Only the lines from the start of the data through the line with "from matplotlib.lines import Line2D" belong in the copy. Restate them word for word, minus the pictures.

[Start]

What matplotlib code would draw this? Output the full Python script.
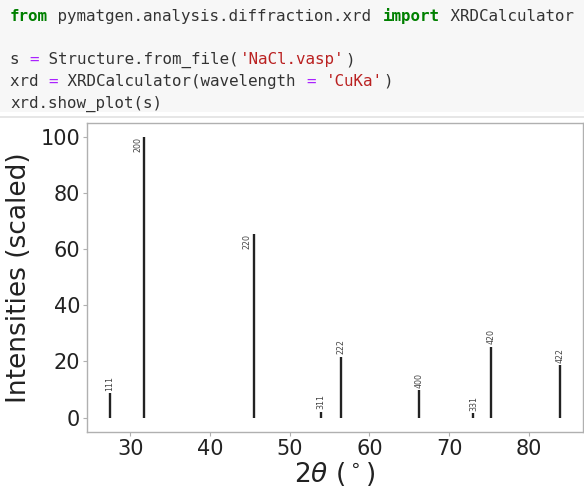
import matplotlib
matplotlib.use("Agg")
import matplotlib.pyplot as plt
from matplotlib.patches import Rectangle
from matplotlib.lines import Line2D

# peak data (NaCl, CuKa)
two_theta = [27.37, 31.70, 45.45, 53.87, 56.48, 66.22, 73.07, 75.30, 83.99]
intensity = [8.6, 100.0, 65.5, 2.1, 21.5, 9.7, 1.5, 25.1, 18.6]
hkl_labels = ["111", "200", "220", "311", "222", "400", "331", "420", "422"]

# notebook cell text (segment, style)
code_lines = [
    [("from", "kw"), (" pymatgen.analysis.diffraction.xrd ", "n"), ("import", "kw"), (" XRDCalculator", "n")],
    [],
    [("s ", "n"), ("=", "op"), (" Structure.from_file(", "n"), ("'NaCl.vasp'", "str"), (")", "n")],
    [("xrd ", "n"), ("=", "op"), (" XRDCalculator(wavelength ", "n"), ("=", "op"), (" ", "n"),
     ("'CuKa'", "str"), (")", "n")],
    [("xrd.show_plot(s)", "n")],
]
code_styles = {
    "kw": dict(color="#008000", fontweight="bold"),
    "n": dict(color="#333333"),
    "op": dict(color="#aa22ff"),
    "str": dict(color="#ba2121"),
}

W, H, DPI = 584, 487, 100
fig = plt.figure(figsize=(W / DPI, H / DPI), dpi=DPI)

# code cell background + separator
fig.add_artist(Rectangle((0, 1 - 112 / H), 1, 112 / H, transform=fig.transFigure,
                         facecolor="#f7f7f7", edgecolor="none", zorder=0))
fig.add_artist(Line2D([0, 1], [1 - 117 / H] * 2, transform=fig.transFigure,
                      color="#e2e2e2", lw=1.2))

code_fs = 11.45
char_w = 0.602 * code_fs * DPI / 72  # monospace advance in px
x0, y0, line_h = 10, 21, 21.6
for li, segs in enumerate(code_lines):
    col = 0
    base = y0 + li * line_h
    for txt, st in segs:
        fig.text((x0 + col * char_w) / W, 1 - base / H, txt, family="DejaVu Sans Mono",
                 fontsize=code_fs, va="baseline", ha="left", **code_styles[st])
        col += len(txt)

# XRD plot
ax = fig.add_axes([87 / W, 55.3 / H, 496 / W, 309 / H])
ax.vlines(two_theta, 0, intensity, color="#222222", lw=1.7)
for tt, inten, lab in zip(two_theta, intensity, hkl_labels):
    if inten > 50:
        ax.text(tt - 0.25, inten, lab, rotation=90, ha="right", va="top", fontsize=5.7, color="#444444")
    else:
        ax.text(tt, inten + 1, lab, rotation=90, ha="center", va="bottom", fontsize=5.7, color="#444444")

ax.margins(0.05)
ax.set_yticks([0, 20, 40, 60, 80, 100])
ax.set_xticks([30, 40, 50, 60, 70, 80])
ax.tick_params(labelsize=15, length=3, width=0.8, color="#b0b0b0", labelcolor="#222222", pad=2)
for sp in ax.spines.values():
    sp.set_color("#b0b0b0")
    sp.set_linewidth(1.0)
ax.set_ylabel("Intensities (scaled)", fontsize=19, color="#222222", labelpad=6)
ax.set_xlabel(r"$2\theta$ ($^\circ$)", fontsize=19, color="#222222", labelpad=1)

fig.savefig("out.png", dpi=DPI)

[End]

PROBLEM SOLUTION:
What matplotlib code would draw this? Output the full Python script.
import matplotlib
matplotlib.use("Agg")
import matplotlib.pyplot as plt
from matplotlib.patches import Rectangle
from matplotlib.lines import Line2D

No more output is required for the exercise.